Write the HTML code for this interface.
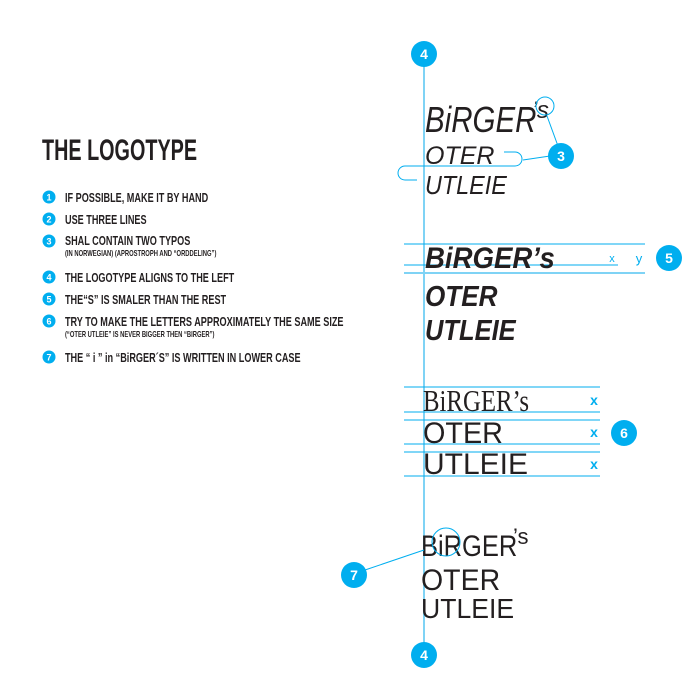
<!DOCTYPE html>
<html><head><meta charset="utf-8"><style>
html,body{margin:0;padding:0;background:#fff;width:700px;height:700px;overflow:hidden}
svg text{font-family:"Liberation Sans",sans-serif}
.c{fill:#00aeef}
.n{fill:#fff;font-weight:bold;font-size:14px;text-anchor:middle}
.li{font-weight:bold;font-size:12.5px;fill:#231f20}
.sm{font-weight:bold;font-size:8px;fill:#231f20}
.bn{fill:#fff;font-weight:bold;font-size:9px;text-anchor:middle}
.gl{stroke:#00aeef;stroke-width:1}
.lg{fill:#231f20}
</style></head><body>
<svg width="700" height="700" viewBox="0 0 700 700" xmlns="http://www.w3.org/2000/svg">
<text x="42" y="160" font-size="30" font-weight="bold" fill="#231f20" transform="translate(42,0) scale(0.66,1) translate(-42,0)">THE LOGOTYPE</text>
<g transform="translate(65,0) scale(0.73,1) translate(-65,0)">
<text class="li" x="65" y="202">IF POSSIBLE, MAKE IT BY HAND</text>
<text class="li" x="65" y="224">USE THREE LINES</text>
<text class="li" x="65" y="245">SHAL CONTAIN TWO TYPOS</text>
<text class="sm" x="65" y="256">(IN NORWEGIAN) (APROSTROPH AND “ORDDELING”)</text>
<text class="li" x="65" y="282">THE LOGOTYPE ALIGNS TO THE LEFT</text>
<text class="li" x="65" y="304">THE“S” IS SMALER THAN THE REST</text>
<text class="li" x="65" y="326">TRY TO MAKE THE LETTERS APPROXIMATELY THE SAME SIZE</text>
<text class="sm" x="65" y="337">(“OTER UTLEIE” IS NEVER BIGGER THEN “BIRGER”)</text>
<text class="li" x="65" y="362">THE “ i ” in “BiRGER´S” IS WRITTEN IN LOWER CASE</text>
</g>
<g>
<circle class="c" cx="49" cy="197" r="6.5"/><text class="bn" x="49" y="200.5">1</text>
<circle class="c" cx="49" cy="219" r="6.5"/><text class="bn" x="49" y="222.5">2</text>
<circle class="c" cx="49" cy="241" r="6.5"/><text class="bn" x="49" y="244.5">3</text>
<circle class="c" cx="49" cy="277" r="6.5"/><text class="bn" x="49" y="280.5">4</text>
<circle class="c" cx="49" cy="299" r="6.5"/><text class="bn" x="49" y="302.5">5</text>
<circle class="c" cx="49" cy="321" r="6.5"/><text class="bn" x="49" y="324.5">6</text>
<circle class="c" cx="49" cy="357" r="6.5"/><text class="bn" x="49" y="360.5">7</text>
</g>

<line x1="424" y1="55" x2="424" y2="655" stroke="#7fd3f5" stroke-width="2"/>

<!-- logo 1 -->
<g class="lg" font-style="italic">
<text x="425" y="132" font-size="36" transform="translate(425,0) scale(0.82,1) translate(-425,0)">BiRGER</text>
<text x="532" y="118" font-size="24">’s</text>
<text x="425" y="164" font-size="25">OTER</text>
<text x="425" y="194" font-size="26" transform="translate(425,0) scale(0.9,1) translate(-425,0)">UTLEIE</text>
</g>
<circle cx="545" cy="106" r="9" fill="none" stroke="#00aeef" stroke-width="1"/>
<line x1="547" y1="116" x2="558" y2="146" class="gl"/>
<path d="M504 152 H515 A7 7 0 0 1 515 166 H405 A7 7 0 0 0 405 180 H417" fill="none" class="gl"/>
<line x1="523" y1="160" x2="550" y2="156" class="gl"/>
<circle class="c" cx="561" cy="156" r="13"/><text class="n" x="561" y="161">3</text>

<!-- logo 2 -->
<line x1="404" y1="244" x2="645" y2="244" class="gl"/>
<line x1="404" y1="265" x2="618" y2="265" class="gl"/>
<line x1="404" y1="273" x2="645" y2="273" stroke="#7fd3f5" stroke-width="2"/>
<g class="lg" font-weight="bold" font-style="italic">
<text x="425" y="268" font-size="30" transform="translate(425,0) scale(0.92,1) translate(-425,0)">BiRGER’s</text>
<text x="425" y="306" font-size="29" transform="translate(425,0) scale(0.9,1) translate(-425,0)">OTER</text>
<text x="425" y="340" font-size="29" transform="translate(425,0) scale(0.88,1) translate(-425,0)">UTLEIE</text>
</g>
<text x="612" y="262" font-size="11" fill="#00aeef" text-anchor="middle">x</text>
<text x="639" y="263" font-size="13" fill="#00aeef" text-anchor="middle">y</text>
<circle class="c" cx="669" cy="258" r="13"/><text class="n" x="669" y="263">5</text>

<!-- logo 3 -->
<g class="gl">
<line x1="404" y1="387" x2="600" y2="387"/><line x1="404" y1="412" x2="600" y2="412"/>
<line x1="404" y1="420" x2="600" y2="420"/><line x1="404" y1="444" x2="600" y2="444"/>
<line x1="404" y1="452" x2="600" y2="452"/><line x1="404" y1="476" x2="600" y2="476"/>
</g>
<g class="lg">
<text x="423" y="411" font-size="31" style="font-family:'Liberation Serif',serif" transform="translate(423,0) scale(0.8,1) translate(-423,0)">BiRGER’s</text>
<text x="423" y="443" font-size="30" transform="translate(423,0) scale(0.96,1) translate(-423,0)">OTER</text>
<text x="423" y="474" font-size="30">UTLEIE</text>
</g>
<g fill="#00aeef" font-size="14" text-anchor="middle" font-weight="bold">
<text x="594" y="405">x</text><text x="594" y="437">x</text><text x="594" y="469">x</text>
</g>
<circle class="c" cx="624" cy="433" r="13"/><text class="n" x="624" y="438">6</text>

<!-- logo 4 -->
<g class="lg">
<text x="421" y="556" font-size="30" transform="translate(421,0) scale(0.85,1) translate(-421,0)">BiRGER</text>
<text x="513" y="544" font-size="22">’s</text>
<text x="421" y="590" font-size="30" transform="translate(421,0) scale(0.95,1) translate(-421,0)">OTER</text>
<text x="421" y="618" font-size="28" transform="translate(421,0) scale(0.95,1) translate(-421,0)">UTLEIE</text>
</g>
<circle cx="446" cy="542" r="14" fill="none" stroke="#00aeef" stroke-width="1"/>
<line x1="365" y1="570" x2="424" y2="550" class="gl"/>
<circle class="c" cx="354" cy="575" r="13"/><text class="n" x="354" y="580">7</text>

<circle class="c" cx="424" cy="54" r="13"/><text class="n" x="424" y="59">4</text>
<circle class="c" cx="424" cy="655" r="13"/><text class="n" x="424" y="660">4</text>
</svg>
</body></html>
--
_TASK TO CARRY OUT_
Pictures are excluded; output everything else in the data verbatim.

_RESPONSE TO THE EXERCISE_
Write the HTML code for this interface.
<!DOCTYPE html>
<html><head><meta charset="utf-8"><style>
html,body{margin:0;padding:0;background:#fff;width:700px;height:700px;overflow:hidden}
svg text{font-family:"Liberation Sans",sans-serif}
.c{fill:#00aeef}
.n{fill:#fff;font-weight:bold;font-size:14px;text-anchor:middle}
.li{font-weight:bold;font-size:12.5px;fill:#231f20}
.sm{font-weight:bold;font-size:8px;fill:#231f20}
.bn{fill:#fff;font-weight:bold;font-size:9px;text-anchor:middle}
.gl{stroke:#00aeef;stroke-width:1}
.lg{fill:#231f20}
</style></head><body>
<svg width="700" height="700" viewBox="0 0 700 700" xmlns="http://www.w3.org/2000/svg">
<text x="42" y="160" font-size="30" font-weight="bold" fill="#231f20" transform="translate(42,0) scale(0.66,1) translate(-42,0)">THE LOGOTYPE</text>
<g transform="translate(65,0) scale(0.73,1) translate(-65,0)">
<text class="li" x="65" y="202">IF POSSIBLE, MAKE IT BY HAND</text>
<text class="li" x="65" y="224">USE THREE LINES</text>
<text class="li" x="65" y="245">SHAL CONTAIN TWO TYPOS</text>
<text class="sm" x="65" y="256">(IN NORWEGIAN) (APROSTROPH AND “ORDDELING”)</text>
<text class="li" x="65" y="282">THE LOGOTYPE ALIGNS TO THE LEFT</text>
<text class="li" x="65" y="304">THE“S” IS SMALER THAN THE REST</text>
<text class="li" x="65" y="326">TRY TO MAKE THE LETTERS APPROXIMATELY THE SAME SIZE</text>
<text class="sm" x="65" y="337">(“OTER UTLEIE” IS NEVER BIGGER THEN “BIRGER”)</text>
<text class="li" x="65" y="362">THE “ i ” in “BiRGER´S” IS WRITTEN IN LOWER CASE</text>
</g>
<g>
<circle class="c" cx="49" cy="197" r="6.5"/><text class="bn" x="49" y="200.5">1</text>
<circle class="c" cx="49" cy="219" r="6.5"/><text class="bn" x="49" y="222.5">2</text>
<circle class="c" cx="49" cy="241" r="6.5"/><text class="bn" x="49" y="244.5">3</text>
<circle class="c" cx="49" cy="277" r="6.5"/><text class="bn" x="49" y="280.5">4</text>
<circle class="c" cx="49" cy="299" r="6.5"/><text class="bn" x="49" y="302.5">5</text>
<circle class="c" cx="49" cy="321" r="6.5"/><text class="bn" x="49" y="324.5">6</text>
<circle class="c" cx="49" cy="357" r="6.5"/><text class="bn" x="49" y="360.5">7</text>
</g>

<line x1="424" y1="55" x2="424" y2="655" stroke="#7fd3f5" stroke-width="2"/>

<!-- logo 1 -->
<g class="lg" font-style="italic">
<text x="425" y="132" font-size="36" transform="translate(425,0) scale(0.82,1) translate(-425,0)">BiRGER</text>
<text x="532" y="118" font-size="24">’s</text>
<text x="425" y="164" font-size="25">OTER</text>
<text x="425" y="194" font-size="26" transform="translate(425,0) scale(0.9,1) translate(-425,0)">UTLEIE</text>
</g>
<circle cx="545" cy="106" r="9" fill="none" stroke="#00aeef" stroke-width="1"/>
<line x1="547" y1="116" x2="558" y2="146" class="gl"/>
<path d="M504 152 H515 A7 7 0 0 1 515 166 H405 A7 7 0 0 0 405 180 H417" fill="none" class="gl"/>
<line x1="523" y1="160" x2="550" y2="156" class="gl"/>
<circle class="c" cx="561" cy="156" r="13"/><text class="n" x="561" y="161">3</text>

<!-- logo 2 -->
<line x1="404" y1="244" x2="645" y2="244" class="gl"/>
<line x1="404" y1="265" x2="618" y2="265" class="gl"/>
<line x1="404" y1="273" x2="645" y2="273" stroke="#7fd3f5" stroke-width="2"/>
<g class="lg" font-weight="bold" font-style="italic">
<text x="425" y="268" font-size="30" transform="translate(425,0) scale(0.92,1) translate(-425,0)">BiRGER’s</text>
<text x="425" y="306" font-size="29" transform="translate(425,0) scale(0.9,1) translate(-425,0)">OTER</text>
<text x="425" y="340" font-size="29" transform="translate(425,0) scale(0.88,1) translate(-425,0)">UTLEIE</text>
</g>
<text x="612" y="262" font-size="11" fill="#00aeef" text-anchor="middle">x</text>
<text x="639" y="263" font-size="13" fill="#00aeef" text-anchor="middle">y</text>
<circle class="c" cx="669" cy="258" r="13"/><text class="n" x="669" y="263">5</text>

<!-- logo 3 -->
<g class="gl">
<line x1="404" y1="387" x2="600" y2="387"/><line x1="404" y1="412" x2="600" y2="412"/>
<line x1="404" y1="420" x2="600" y2="420"/><line x1="404" y1="444" x2="600" y2="444"/>
<line x1="404" y1="452" x2="600" y2="452"/><line x1="404" y1="476" x2="600" y2="476"/>
</g>
<g class="lg">
<text x="423" y="411" font-size="31" style="font-family:'Liberation Serif',serif" transform="translate(423,0) scale(0.8,1) translate(-423,0)">BiRGER’s</text>
<text x="423" y="443" font-size="30" transform="translate(423,0) scale(0.96,1) translate(-423,0)">OTER</text>
<text x="423" y="474" font-size="30">UTLEIE</text>
</g>
<g fill="#00aeef" font-size="14" text-anchor="middle" font-weight="bold">
<text x="594" y="405">x</text><text x="594" y="437">x</text><text x="594" y="469">x</text>
</g>
<circle class="c" cx="624" cy="433" r="13"/><text class="n" x="624" y="438">6</text>

<!-- logo 4 -->
<g class="lg">
<text x="421" y="556" font-size="30" transform="translate(421,0) scale(0.85,1) translate(-421,0)">BiRGER</text>
<text x="513" y="544" font-size="22">’s</text>
<text x="421" y="590" font-size="30" transform="translate(421,0) scale(0.95,1) translate(-421,0)">OTER</text>
<text x="421" y="618" font-size="28" transform="translate(421,0) scale(0.95,1) translate(-421,0)">UTLEIE</text>
</g>
<circle cx="446" cy="542" r="14" fill="none" stroke="#00aeef" stroke-width="1"/>
<line x1="365" y1="570" x2="424" y2="550" class="gl"/>
<circle class="c" cx="354" cy="575" r="13"/><text class="n" x="354" y="580">7</text>

<circle class="c" cx="424" cy="54" r="13"/><text class="n" x="424" y="59">4</text>
<circle class="c" cx="424" cy="655" r="13"/><text class="n" x="424" y="660">4</text>
</svg>
</body></html>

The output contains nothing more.